01/16/2024
Many of you may have seen advisories about the need to file information regarding the ownership of your various entities under the new “Corporate Transparency Act.” This may seem counter-intuitive to many of you or seem like a “phishing” expedition.
The filing requirement is very real and the consequences of not filing can be expensive.
So, corporations, LLC’s, LP’s (except for entities which already report ownership info- like public companies) must file and report ownership information. There is an exemption for an entity that employs more than 20 full-time employees and has more than $5 Million in gross receipts and has a physical office in the United States.
Beneficial Owners” must be reported.
• A beneficial owner of a reporting company is an individual who, directly or indirectly, through any contract, arrangement, understanding, relationship, or otherwise (i) exercises substantial control over the entity; or (ii) owns or controls at least 25% of the equity interests of the entity.

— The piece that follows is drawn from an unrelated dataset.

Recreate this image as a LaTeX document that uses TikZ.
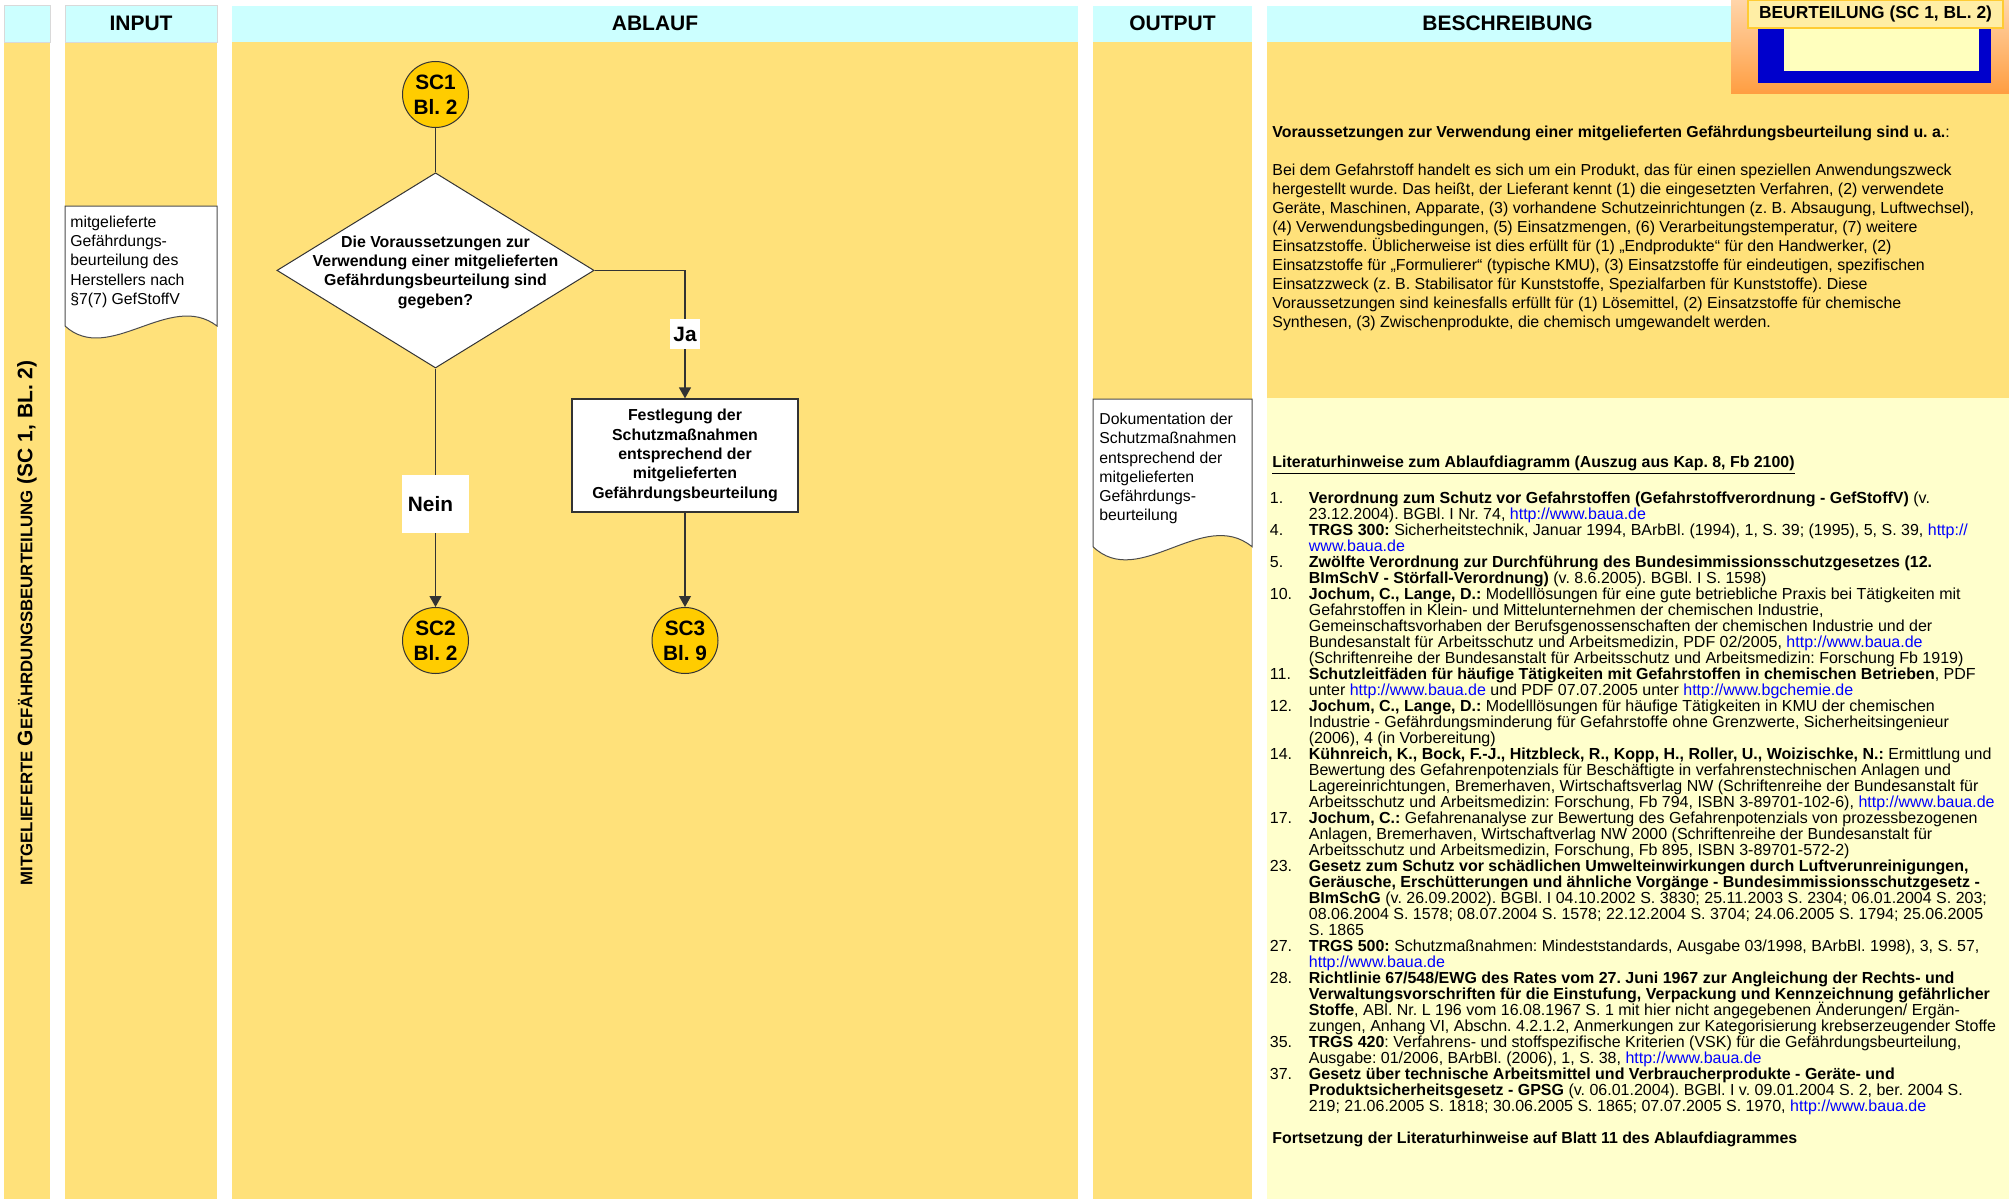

• “Substantial control” encompasses individuals who (i) serve as a senior officer of the reporting company, (ii) have appointment or removal authority over the senior officers and board of directors, (iii) can direct, determine, or have substantial influence over important decisions within the company, and (iv) have any other type of substantial control over the company.
What Must Companies Report?
• Reporting companies subject to the CTA are required to provide the following information regarding the entity: (i) full legal name; (ii) trade names or d/b/a names; (iii) address of the entity; (iv) the jurisdiction of formation or registration; and (5) the federal taxpayer identification number.
• For each beneficial owner, the reporting company must provide the following: (i) full legal name; (ii) birthdate; (iii) home address; (iv) an identifying number from a driver’s license, passport, or other approved documents; and (v) an image of the approved document that contains the identifying number. In lieu of (iv) and (v), an individual can apply for a FinCEN identifier number, after which the individual is permitted to use the identifier number on subsequent filings.
When Must Companies Report?
• Existing reporting companies that were formed before January 1, 2024, must file their initial reports no later than January 1, 2025. Newly formed reporting companies created after January 1, 2024, must file their initial reports 90 days after receiving notice of their creation or registration.
• After the initial filing, there is no annual or quarterly filing requirement; however, reporting companies have 30 days to amend their report to include updated information. Additionally, reporting companies must correct inaccurate information previously filed within 30 days of discovering the error.
• If a company is required to report its beneficial ownership information to FinCEN, the company will do so electronically through a secure filing system available via FinCEN’s website. The FinCEN BOI E-Filing System is now up and running on FinCEN’s website https://boiefiling.fincen.gov/.
Penalties for Violating the CTA
• Any person who provides false information or fails to comply with reporting requirements is liable for civil penalties of no more than US$500 for each day that the violation continue. Violators are also subject to criminal penalties of imprisonment of up to two years and fines of up to US$10,000.
These filings can be done on-line, and the process is fairly easy once you gather the required data.